The result of that effort is an advanced Doppler radar with a 16-color display created from a highly automated 3D scan of airspace ahead. Hail and lightning prediction and optional wind shear detection capability are among the features of the GWX 8000 StormOptix, which is initially available only for factory installation on Cessna Citation Longitude aircraft, a company spokesman said, though Garmin envisions expanding the potential market to include retrofits for this and other aircraft certified under Part 25, as well as high-performance aircraft certified under Part 23.

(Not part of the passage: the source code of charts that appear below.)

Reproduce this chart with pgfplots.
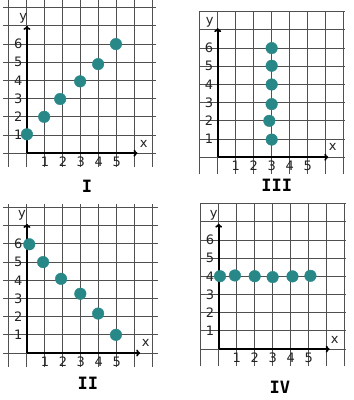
\documentclass[border=0pt]{standalone}
\usepackage{fontspec}
\setmainfont{DejaVu Sans}
\newfontfamily\titlefont{DejaVu Sans Mono}
\usepackage{pgfplots}
\pgfplotsset{compat=1.18}
\usetikzlibrary{arrows.meta}
\definecolor{dotc}{RGB}{40,136,136}
\definecolor{gridc}{RGB}{80,80,80}
\definecolor{txtc}{RGB}{35,35,35}
\pgfplotsset{
  panel/.style={
    x=18pt, y=18.2pt,
    anchor=south west,
    axis lines=middle,
    axis line style={draw=none},
    clip=false,
    xtick={1,2,3,4,5},
    ytick={1,2,3,4,5,6},
    extra x ticks={-1,0,6,7},
    extra y ticks={-1,0,7,8},
    extra x tick labels={},
    extra y tick labels={},
    extra x tick style={grid=major},
    extra y tick style={grid=major},
    grid=major,
    major grid style={gridc, line width=0.9pt},
    major tick length=0pt,
    tick style={draw=none},
    /pgf/number format/assume math mode=true,
    ticklabel style={font=\fontsize{13}{15}\selectfont, text=txtc},
    xticklabel style={yshift=0pt},
    yticklabel style={xshift=-1pt},
  },
  dots/.style={only marks, mark=*, mark size=5.8pt, mark options={fill=dotc, draw=dotc}},
}
\newcommand{\axesarrows}[4]{%
  \draw[line width=1.7pt, -{To[length=4pt,width=7pt]}] (axis cs:0,0) -- (axis cs:#1,0);
  \draw[line width=1.7pt, -{To[length=4pt,width=7pt]}] (axis cs:0,0) -- (axis cs:0,#2);
  \node[font=\fontsize{13}{15}\selectfont, text=txtc] at (axis cs:#3) {x};
  \node[font=\fontsize{13}{15}\selectfont, text=txtc] at (axis cs:#4) {y};
}
\begin{document}
\begin{tikzpicture}
\path (0pt,0pt) rectangle (354pt,400pt);
% Panel I
\begin{axis}[panel, at={(3pt,233pt)}, xmin=-1.33, xmax=7.2, ymin=-0.77, ymax=8.4]
\addplot[dots] coordinates {(0,1.04) (0.96,2.0) (1.85,2.98) (2.96,3.95) (3.96,4.9) (4.95,6.0)};
\axesarrows{6.15}{7.0}{6.5,0.5}{-0.2,7.4}
\end{axis}
% Panel III
\begin{axis}[panel, at={(199pt,226.6pt)}, xmin=-1.05, xmax=7.05, ymin=-0.9, ymax=8.05]
\addplot[dots] coordinates {(3,0.97) (2.87,2.0) (3,2.92) (3,4.0) (3,5.03) (3,6.0)};
\axesarrows{6.15}{7.1}{6.4,0.55}{-0.45,7.4}
\end{axis}
% Panel II
\begin{axis}[panel, at={(3pt,33pt)}, xmin=-1.33, xmax=7.3, ymin=-0.77, ymax=8.2]
\addplot[dots] coordinates {(0.13,5.98) (0.9,5.0) (1.9,4.08) (2.97,3.26) (3.96,2.17) (4.95,1.0)};
\axesarrows{6.3}{7.1}{6.6,0.55}{-0.28,7.6}
\end{axis}
% Panel IV
\begin{axis}[panel, at={(200pt,34pt)}, xmin=-1.05, xmax=7.1, ymin=-0.93, ymax=8.0]
\addplot[dots] coordinates {(0.07,4.01) (0.9,4.05) (2.0,4.01) (3.0,3.96) (4.1,4.0) (5.1,4.03)};
\axesarrows{6.17}{6.9}{6.45,0.5}{-0.28,7.36}
\end{axis}
% titles
\node[font=\titlefont\bfseries\fontsize{17}{19}\selectfont] at (87pt,214pt) {I};
\node[font=\titlefont\bfseries\fontsize{17}{19}\selectfont] at (277pt,215pt) {III};
\node[font=\titlefont\bfseries\fontsize{17}{19}\selectfont] at (88pt,17pt) {II};
\node[font=\titlefont\bfseries\fontsize{17}{19}\selectfont] at (280pt,13pt) {IV};
\end{tikzpicture}
\end{document}
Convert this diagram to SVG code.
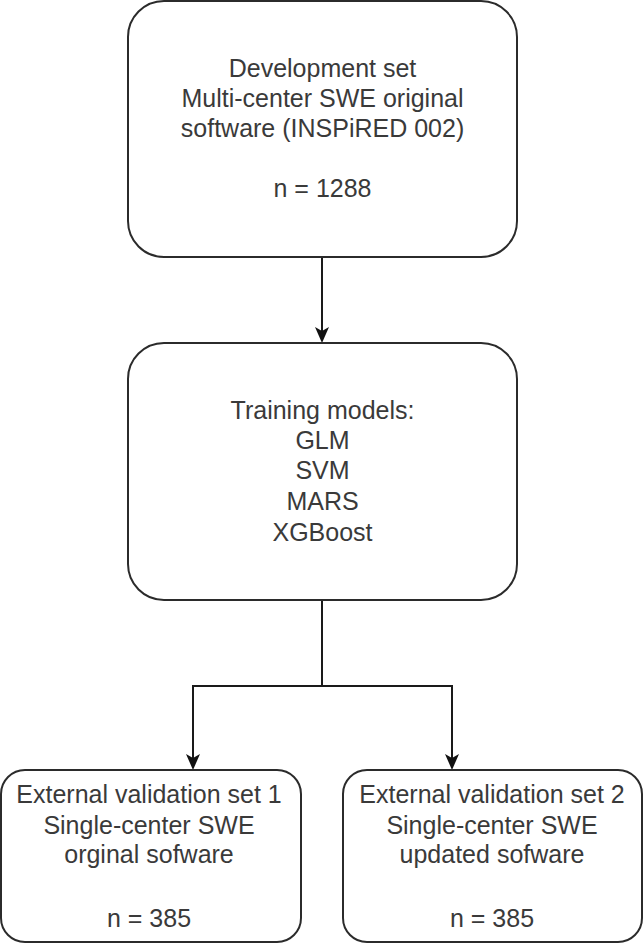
<svg xmlns="http://www.w3.org/2000/svg" width="644" height="944" viewBox="0 0 644 944">
<style>
.box{fill:#fff;stroke:#2b2b2b;stroke-width:2}
.edge{fill:none;stroke:#1a1a1a;stroke-width:2}
.head{fill:#111}
text{font-family:"Liberation Sans",Arial,sans-serif;font-size:25px;fill:#3a3a3a;text-anchor:middle}
</style>
<rect width="644" height="944" fill="#fff"/>
<g id="connectors">
<path class="edge" d="M322,257 V335"/>
<path class="edge" d="M322,600 V686 H193 V762"/>
<path class="edge" d="M322,686 H452 V762"/>
<path class="head" d="M315,327 L322,331 L329,327 L322,343 Z"/>
<path class="head" d="M186,754 L193,758 L200,754 L193,770 Z"/>
<path class="head" d="M445,754 L452,758 L459,754 L452,770 Z"/>
</g>
<g id="development">
<rect class="box" x="128" y="1" width="389" height="256" rx="36"/>
<text x="322.5" y="77">Development set</text>
<text x="322.5" y="107">Multi-center SWE original</text>
<text x="322.5" y="137">software (INSPiRED 002)</text>
<text x="322.5" y="197">n = 1288</text>
</g>
<g id="training">
<rect class="box" x="128" y="343" width="389" height="257" rx="36"/>
<text x="322.5" y="419">Training models:</text>
<text x="322.5" y="449">GLM</text>
<text x="322.5" y="479">SVM</text>
<text x="322.5" y="510">MARS</text>
<text x="322.5" y="541">XGBoost</text>
</g>
<g id="validation1">
<rect class="box" x="1" y="770" width="300" height="172" rx="24"/>
<text x="149" y="803">External validation set 1</text>
<text x="149" y="834">Single-center SWE</text>
<text x="149" y="863">orginal sofware</text>
<text x="149" y="927">n = 385</text>
</g>
<g id="validation2">
<rect class="box" x="343" y="770" width="299" height="172" rx="24"/>
<text x="492" y="803">External validation set 2</text>
<text x="492" y="834">Single-center SWE</text>
<text x="492" y="863">updated sofware</text>
<text x="492" y="927">n = 385</text>
</g>
</svg>
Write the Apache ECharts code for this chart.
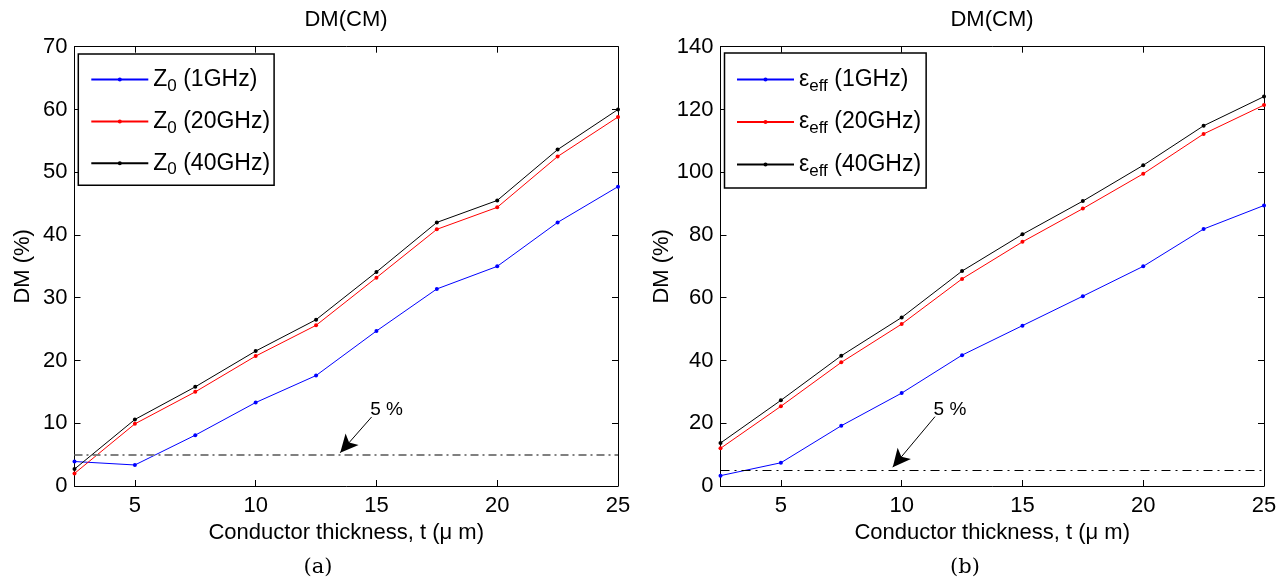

Integrated with Garmin’s G5000 avionics suite, the first GWX 8000 installations are expected in the second quarter, the company noted in a press release, “with compatibility for other Garmin avionics systems expected to follow later this year.” The radar is among the lightest in its class (12.9 pounds with a 14-inch antenna), and can be paired with antennas ranging in diameter from 10 inches to 18 inches. Turbulence detection is a standard feature, and the system can also detect atmospheric conditions conducive to lighting and hail development within a storm cell. The optional wind shear detection feature goes a step further, detecting vertical wind movement and triggering aural wind shear alerts.
The radar scan is automated to simplify operation, and was tested in a range of conditions to validate performance. Garmin also worked to ensure non-weather returns including ground clutter are filtered out, presenting pilots with a clearer picture.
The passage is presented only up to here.